In other words, Congress might ultimately deliver for the American people, but it won’t be due to the “epiphany” Biden hoped Republican lawmakers would have in a post-Trump era. It will be because Democrats found a loophole to overcome the filibuster while continuing to disagree even within their own party on whether they should repeal the filibuster and let the Senate function through a simple majority.
Meanwhile, much of the rest of the Democratic agenda seems dead on arrival. A big voting rights bill collapsed due to Republican opposition and Democratic skepticism. Larger health care reform, efforts to address policing and systemic racism, and gun control measures also have struggled to gain not just bipartisan support but even a consensus among Democrats. That the infrastructure deal has hit so many bumps on the road invites little confidence any of those other measures will get bipartisan support, and limits on the reconciliation process prevent Democrats from pursuing these other efforts without Republican support for now.
In fact, if the infrastructure bill gets done, it may be the last big initiative by the federal government until at least the 2022 midterm elections and maybe through all of Biden’s first term. This could be it for Biden’s presidency.

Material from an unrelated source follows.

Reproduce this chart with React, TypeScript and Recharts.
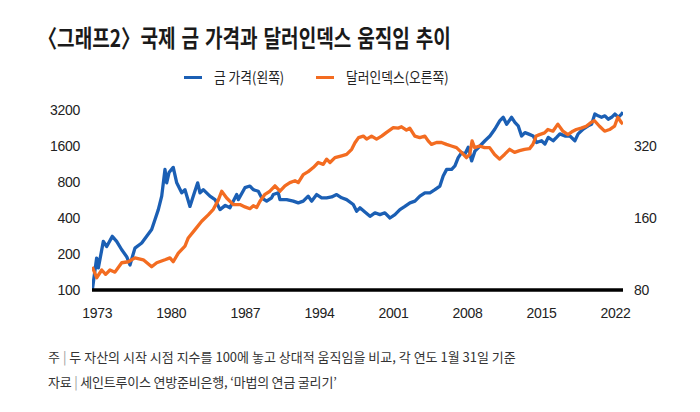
import React from 'react';
import { LineChart, Line, XAxis, YAxis } from 'recharts';

// Gold price index (Jan 1973 = 100), left axis, log scale
const goldYears = [
  1973.03, 1973.44, 1973.6, 1974.07, 1974.39, 1974.92, 1975.33, 1975.81, 1976.28, 1976.59,
  1977.06, 1977.7, 1978.17, 1978.64, 1978.95, 1979.27, 1979.59, 1979.9, 1980.06, 1980.28,
  1980.68, 1981.01, 1981.48, 1981.79, 1982.26, 1982.57, 1982.99, 1983.21, 1983.52, 1984.15,
  1984.63, 1985.1, 1985.6, 1986.04, 1986.68, 1986.83, 1987.46, 1987.93, 1988.25, 1988.72,
  1989.04, 1989.51, 1989.98, 1990.14, 1990.61, 1990.77, 1991.4, 1992.03, 1992.5, 1992.97,
  1993.44, 1993.76, 1994.24, 1994.71, 1995.18, 1995.66, 1996.13, 1996.6, 1997.07, 1997.7,
  1998.02, 1998.33, 1998.8, 1999.28, 1999.75, 2000.22, 2000.69, 2001.17, 2001.64, 2002.11,
  2002.58, 2003.06, 2003.53, 2004.0, 2004.47, 2004.95, 2005.42, 2005.89, 2006.2, 2006.53,
  2007.0, 2007.31, 2007.62, 2007.94, 2008.26, 2008.57, 2008.89, 2009.2, 2009.67, 2010.15,
  2010.62, 2011.09, 2011.56, 2011.88, 2012.2, 2012.67, 2012.98, 2013.29, 2013.61, 2013.93,
  2014.24, 2014.71, 2015.03, 2015.5, 2015.82, 2016.13, 2016.6, 2016.92, 2017.23, 2017.71,
  2018.18, 2018.65, 2018.96, 2019.44, 2019.91, 2020.23, 2020.54, 2020.85, 2021.17, 2021.49,
  2021.8, 2022.12, 2022.43, 2022.75, 2023.06, 2023.2,
];
const goldIndex = [
  100, 185, 153, 255, 231, 281, 255, 217, 190, 162,
  224, 247, 281, 320, 387, 470, 609, 1020, 787, 960,
  1060, 787, 650, 690, 500, 609, 787, 650, 690, 609,
  570, 470, 510, 487, 628, 570, 717, 740, 690, 670,
  590, 553, 590, 628, 650, 570, 570, 553, 535, 553,
  609, 553, 628, 590, 590, 600, 628, 590, 570, 519,
  456, 487, 449, 413, 442, 427, 442, 400, 427, 470,
  500, 535, 553, 609, 650, 650, 690, 740, 897, 1020,
  1020, 1090, 1280, 1410, 1370, 1560, 1200, 1450, 1600, 1770,
  1940, 2220, 2610, 2780, 2430, 2780, 2520, 2360, 1940, 2070,
  2020, 1940, 1710, 1770, 1660, 1890, 1770, 1890, 2020, 1940,
  1940, 1770, 2020, 2220, 2360, 2430, 2960, 2860, 2780, 2860,
  2680, 2780, 2960, 2780, 2960, 3070,
];

// Dollar index (Jan 1973 = 100), right axis, log scale
const dollarYears = [
  1973.03, 1973.44, 1973.92, 1974.29, 1974.7, 1975.17, 1975.81, 1976.43, 1977.06, 1977.85,
  1978.64, 1979.12, 1979.9, 1980.37, 1980.68, 1981.16, 1981.79, 1982.1, 1982.74, 1983.37,
  1983.99, 1984.47, 1984.94, 1985.26, 1985.73, 1986.36, 1986.99, 1987.46, 1987.93, 1988.25,
  1988.57, 1988.88, 1989.35, 1989.82, 1990.3, 1990.77, 1991.24, 1991.71, 1992.19, 1992.5,
  1992.97, 1993.44, 1993.92, 1994.39, 1994.86, 1995.18, 1995.5, 1995.97, 1996.6, 1997.07,
  1997.55, 1997.86, 1998.2, 1998.65, 1998.96, 1999.43, 1999.9, 2000.38, 2000.85, 2001.48,
  2001.95, 2002.26, 2002.73, 2003.04, 2003.52, 2003.99, 2004.47, 2004.78, 2005.09, 2005.57,
  2006.04, 2006.51, 2006.98, 2007.46, 2007.93, 2008.4, 2008.71, 2008.93, 2009.17, 2009.64,
  2010.11, 2010.59, 2011.06, 2011.53, 2012.0, 2012.48, 2012.95, 2013.42, 2013.89, 2014.37,
  2014.68, 2014.99, 2015.31, 2015.78, 2016.1, 2016.57, 2017.04, 2017.52, 2017.99, 2018.46,
  2018.78, 2019.25, 2019.72, 2020.2, 2020.51, 2020.98, 2021.46, 2021.93, 2022.4, 2022.71,
  2023.03, 2023.2,
];
const dollarIndex = [
  100, 90, 97, 93, 97, 95, 104, 105, 109, 107,
  100, 104, 107, 109, 105, 114, 122, 132, 143, 155,
  165, 174, 190, 207, 194, 182, 182, 178, 175, 180,
  177, 188, 201, 207, 218, 207, 218, 225, 229, 225,
  243, 250, 260, 273, 268, 282, 273, 286, 291, 295,
  310, 330, 347, 352, 342, 352, 342, 352, 365, 382,
  380, 385, 373, 380, 352, 347, 352, 336, 325, 331,
  331, 325, 320, 315, 301, 286, 295, 336, 315, 320,
  315, 315, 295, 282, 295, 310, 301, 306, 310, 312,
  325, 352, 357, 363, 375, 369, 395, 369, 357, 369,
  375, 380, 387, 402, 408, 387, 369, 375, 387, 422,
  402, 395,
];

const xTickYears = [1973, 1980, 1987, 1994, 2001, 2008, 2015, 2022];
const leftTicks = [100, 200, 400, 800, 1600, 3200];
const rightTicks = [80, 160, 320];

const seriesNames = { gold: '금 가격(왼쪽)', dollar: '달러인덱스(오른쪽)' };
const BLUE = '#1b5fb4';
const ORANGE = '#f36c21';

type Row = { t: number; gold?: number; dollar?: number };
const rowMap = new Map<number, Row>();
goldYears.forEach((t, i) => {
  const r = rowMap.get(t) ?? { t };
  r.gold = goldIndex[i];
  rowMap.set(t, r);
});
dollarYears.forEach((t, i) => {
  const r = rowMap.get(t) ?? { t };
  r.dollar = dollarIndex[i];
  rowMap.set(t, r);
});
const tableData: Row[] = Array.from(rowMap.values()).sort((a, b) => a.t - b.t);

const tickFont = {
  fontSize: 14,
  fill: '#222',
  fontFamily: '"Liberation Sans", Arial, sans-serif',
  letterSpacing: -0.3,
};

const KR = '"Noto Sans CJK KR", "Noto Sans", sans-serif';

export default function App() {
  return (
    <div
      style={{
        position: 'absolute',
        left: 0,
        top: 0,
        width: 700,
        height: 412,
        background: '#fff',
        overflow: 'hidden',
        fontFamily: KR,
      }}
    >
      <div
        style={{
          position: 'absolute',
          left: 38,
          top: 24,
          fontSize: 24,
          lineHeight: '26px',
          fontWeight: 700,
          color: '#1a1a1a',
          wordSpacing: 2,
          whiteSpace: 'pre',
          transform: 'scaleX(0.795)',
          transformOrigin: '0 0',
        }}
      >
        〈그래프2〉<span style={{ wordSpacing: -5 }}> </span>국제 금 가격과 달러인덱스 움직임 추이
      </div>

      <div
        style={{
          position: 'absolute',
          left: 0,
          top: 66,
          width: 700,
          height: 22,
          fontSize: 14.5,
          lineHeight: '22px',
          color: '#222',
          whiteSpace: 'nowrap',
        }}
      >
        <div style={{ position: 'absolute', left: 184, top: 10, width: 18, height: 3, background: BLUE }} />
        <div style={{ position: 'absolute', left: 214, top: 0, transform: 'scaleX(0.88)', transformOrigin: '0 0' }}>
          {seriesNames.gold}
        </div>
        <div style={{ position: 'absolute', left: 316, top: 10, width: 18, height: 3, background: ORANGE }} />
        <div style={{ position: 'absolute', left: 346, top: 0, transform: 'scaleX(0.88)', transformOrigin: '0 0' }}>
          {seriesNames.dollar}
        </div>
      </div>

      <div style={{ position: 'absolute', left: 0, top: 0 }}>
        <LineChart
          width={700}
          height={412}
          data={tableData}
          margin={{ top: 110, right: 17, bottom: 92, left: 52 }}
        >
          <XAxis
            dataKey="t"
            type="number"
            domain={[1973, 2023.2]}
            ticks={xTickYears.map((y) => y + 0.5)}
            tickFormatter={(v: number) => String(Math.floor(v))}
            tickLine={false}
            tickSize={0}
            tickMargin={18}
            axisLine={{ stroke: '#000', strokeWidth: 3.5 }}
            tick={tickFont}
            height={30}
            allowDataOverflow
          />
          <YAxis
            yAxisId="left"
            orientation="left"
            scale="log"
            type="number"
            domain={[100, 3200]}
            ticks={leftTicks}
            axisLine={false}
            tickLine={false}
            tickSize={0}
            tickMargin={12}
            tick={tickFont}
            width={40}
            allowDataOverflow
          />
          <YAxis
            yAxisId="right"
            orientation="right"
            scale="log"
            type="number"
            domain={[80, 452.5]}
            ticks={rightTicks}
            axisLine={false}
            tickLine={false}
            tickSize={0}
            tickMargin={11}
            tick={{ ...tickFont, textAnchor: 'start' }}
            width={60}
            allowDataOverflow
          />
          <Line
            yAxisId="left"
            dataKey="gold"
            name={seriesNames.gold}
            stroke={BLUE}
            strokeWidth={3.3}
            dot={false}
            connectNulls
            type="linear"
            strokeLinejoin="round"
            isAnimationActive={false}
          />
          <Line
            yAxisId="right"
            dataKey="dollar"
            name={seriesNames.dollar}
            stroke={ORANGE}
            strokeWidth={3.3}
            dot={false}
            connectNulls
            type="linear"
            strokeLinejoin="round"
            isAnimationActive={false}
          />
        </LineChart>
      </div>

      <div
        style={{
          position: 'absolute',
          left: 48,
          top: 348,
          fontSize: 13,
          lineHeight: '18px',
          color: '#333',
          letterSpacing: 0,
          whiteSpace: 'nowrap',
        }}
      >
        주 <span style={{ color: '#999' }}>|</span> 두 자산의 시작 시점 지수를 100에 놓고 상대적 움직임을 비교, 각 연도 1월 31일 기준
      </div>
      <div
        style={{
          position: 'absolute',
          left: 48,
          top: 373,
          fontSize: 13,
          lineHeight: '18px',
          color: '#333',
          letterSpacing: -0.2,
          whiteSpace: 'nowrap',
        }}
      >
        자료 <span style={{ color: '#999' }}>|</span> 세인트루이스 연방준비은행, ‘마법의 연금 굴리기’
      </div>
    </div>
  );
}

Congress has managed to pass or make serious progress on some minor bills, including science funding legislation and a water infrastructure bill. But these are more the basics of government than the kind of transformative change that progressives hoped a Democratic trifecta holding the House, Senate, and White House could achieve.
Rather than showing that the federal government can deliver, then, Congress is reinforcing the limits of the American political system.
There is still time for all of this to change. Biden has only been in office for around 160 days. Maybe some sort of bipartisan breakthrough could arrive.
But the wrangling around the infrastructure deal, at least, gives little confidence a bigger breakthrough will happen — and if it does, it will likely be much more limited than anyone would like. The government might deliver for the American people, but not on everything that was once promised.